Aim> Set down the data below from its first line to the line holding "import plotly.graph_objects as go", inclusive; omit all pictures.

>> START Dataset rows

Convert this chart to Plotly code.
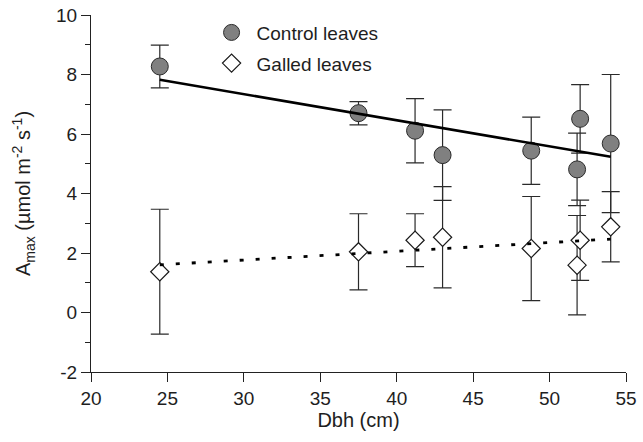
import numpy as np
import plotly.graph_objects as go

# Data
dbh = [24.5, 37.5, 41.2, 43.0, 48.8, 51.8, 52.0, 54.0]
control_amax = [8.27, 6.70, 6.11, 5.29, 5.44, 4.81, 6.51, 5.68]
control_err = [0.72, 0.39, 1.08, 1.52, 1.13, 1.22, 1.15, 2.32]
galled_amax = [1.37, 2.04, 2.43, 2.53, 2.15, 1.59, 2.43, 2.88]
galled_err = [2.10, 1.28, 0.89, 1.70, 1.75, 1.67, 1.35, 1.18]

x_ticks = [20, 25, 30, 35, 40, 45, 50, 55]
y_ticks = [-2, 0, 2, 4, 6, 8, 10]
y_tick_labels = ["-2", "0", "2", "4", "6", "8", "10"]

FONT = "Liberation Sans, Arial, Helvetica, sans-serif"
TXT = "#1e1e1e"

# Linear fits
xfit = np.array([min(dbh), max(dbh)])
pc = np.polyfit(dbh, control_amax, 1)
pg = np.polyfit(dbh, galled_amax, 1)

fig = go.Figure()

fig.add_trace(go.Scatter(
    x=dbh, y=control_amax, mode="markers", name="Control leaves",
    legendgroup="c",
    marker=dict(symbol="circle", size=17, color="#808080",
                line=dict(color="#2a2a2a", width=1)),
    error_y=dict(type="data", array=control_err, visible=True,
                 color="#2a2a2a", thickness=1.2, width=9),
))
fig.add_trace(go.Scatter(
    x=dbh, y=galled_amax, mode="markers", name="Galled leaves",
    legendgroup="g",
    marker=dict(symbol="diamond", size=14, color="white",
                line=dict(color="#1a1a1a", width=1.2)),
    error_y=dict(type="data", array=galled_err, visible=True,
                 color="#2a2a2a", thickness=1.2, width=9),
))
fig.add_trace(go.Scatter(
    x=xfit, y=np.polyval(pc, xfit), mode="lines", showlegend=False,
    line=dict(color="black", width=2.6),
))
fig.add_trace(go.Scatter(
    x=xfit, y=np.polyval(pg, xfit), mode="lines", showlegend=False,
    line=dict(color="black", width=2.8, dash="4px,12px"),
))

axis_common = dict(
    showline=True, linecolor="#222", linewidth=1.2,
    showgrid=False, zeroline=False, ticks="outside",
    ticklen=9, tickwidth=1.2, tickcolor="#222", automargin=False,
    tickfont=dict(family=FONT, size=19, color=TXT),
)

fig.update_layout(
    width=643, height=442,
    margin=dict(l=91, r=17, t=15, b=70),
    paper_bgcolor="white", plot_bgcolor="white",
    font=dict(family=FONT, size=19, color=TXT),
    xaxis=dict(range=[20, 55], tickvals=x_ticks,
               title=dict(text="Dbh (cm)", font=dict(family=FONT, size=20, color=TXT), standoff=5),
               **axis_common),
    yaxis=dict(range=[-2, 10], tickvals=y_ticks, ticktext=y_tick_labels,
               minor=dict(dtick=1, ticklen=5, tickwidth=1.2, tickcolor="#222", ticks="outside"),
               title=dict(text="A<sub>max</sub> (µmol m<sup>-2</sup> s<sup>-1</sup>)",
                          font=dict(family=FONT, size=20, color=TXT), standoff=19),
               **axis_common),
    legend=dict(x=0.216, y=1.004, xanchor="left", yanchor="top",
                bgcolor="rgba(0,0,0,0)", borderwidth=0, itemwidth=40,
                font=dict(family=FONT, size=19, color=TXT),
                traceorder="grouped", tracegroupgap=3),
    showlegend=True,
)

fig.write_html("out.html", config={"displayModeBar": False},
               post_script="document.body.style.margin='0';")
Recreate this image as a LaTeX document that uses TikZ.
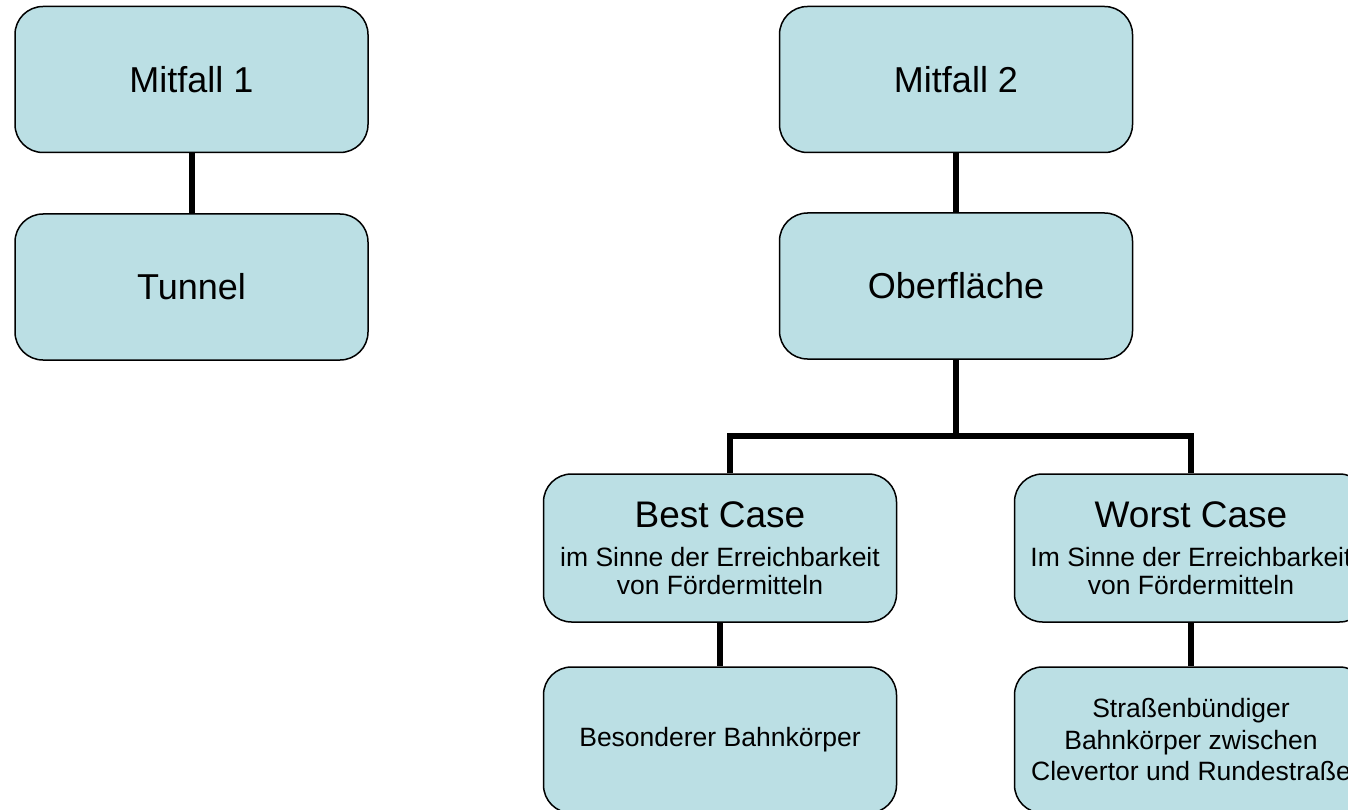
\documentclass[tikz,border=0pt]{standalone}
\usepackage{fontspec}
\setmainfont{Liberation Sans}
\usetikzlibrary{positioning}
\definecolor{boxblue}{RGB}{187,223,228}
\tikzset{
  casebox/.style={rectangle,rounded corners=28pt,draw=black,line width=1.5pt,fill=boxblue,
    minimum width=353pt,minimum height=146pt,align=center,inner sep=0pt},
  link/.style={draw=black,line width=6pt},
  bigtxt/.style={font=\fontsize{36}{40}\selectfont},
  smalltxt/.style={font=\fontsize{26.5}{31.5}\selectfont},
  subtxt/.style={font=\fontsize{26.5}{28}\selectfont}
}
\begin{document}
\begin{tikzpicture}[x=1pt,y=-1pt]
\clip (0,0) rectangle (1348,810);
\fill[white] (0,0) rectangle (1348,810);

\node[casebox,bigtxt] (mit1) at (191.5,79.5) {Mitfall 1};
\node[casebox,bigtxt] (tunnel) at (191.5,287) {Tunnel};
\draw[link] (mit1) -- (tunnel);

\node[casebox,bigtxt] (mit2) at (956,79.5) {Mitfall 2};
\node[casebox,bigtxt] (ober) at (956,286) {Oberfläche};
\draw[link] (mit2) -- (ober);

\node[casebox,subtxt,minimum height=148pt] (best) at (720,548) {{\fontsize{37}{40}\selectfont Best Case}\\[11.5pt]
  im Sinne der Erreichbarkeit\\von Fördermitteln};
\node[casebox,subtxt,minimum height=148pt] (worst) at (1191,548) {{\fontsize{37}{40}\selectfont Worst Case}\\[11.5pt]
  Im Sinne der Erreichbarkeit\\von Fördermitteln};

\node[casebox,smalltxt] (besonder) at (720,740) {Besonderer Bahnkörper};
\node[casebox,smalltxt] (strasse) at (1191,740) {Straßenbündiger\\Bahnkörper zwischen\\Clevertor und Rundestraße};

\draw[link] (ober.south) -- ++(0,76) coordinate (fork);
\draw[link] ([xshift=10pt]best.north) |- (fork) -| (worst.north);
\draw[link] (best) -- (besonder);
\draw[link] (worst) -- (strasse);

\end{tikzpicture}
\end{document}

>> END Dataset rows

Finished task>
Convert this chart to Plotly code.
import numpy as np
import plotly.graph_objects as go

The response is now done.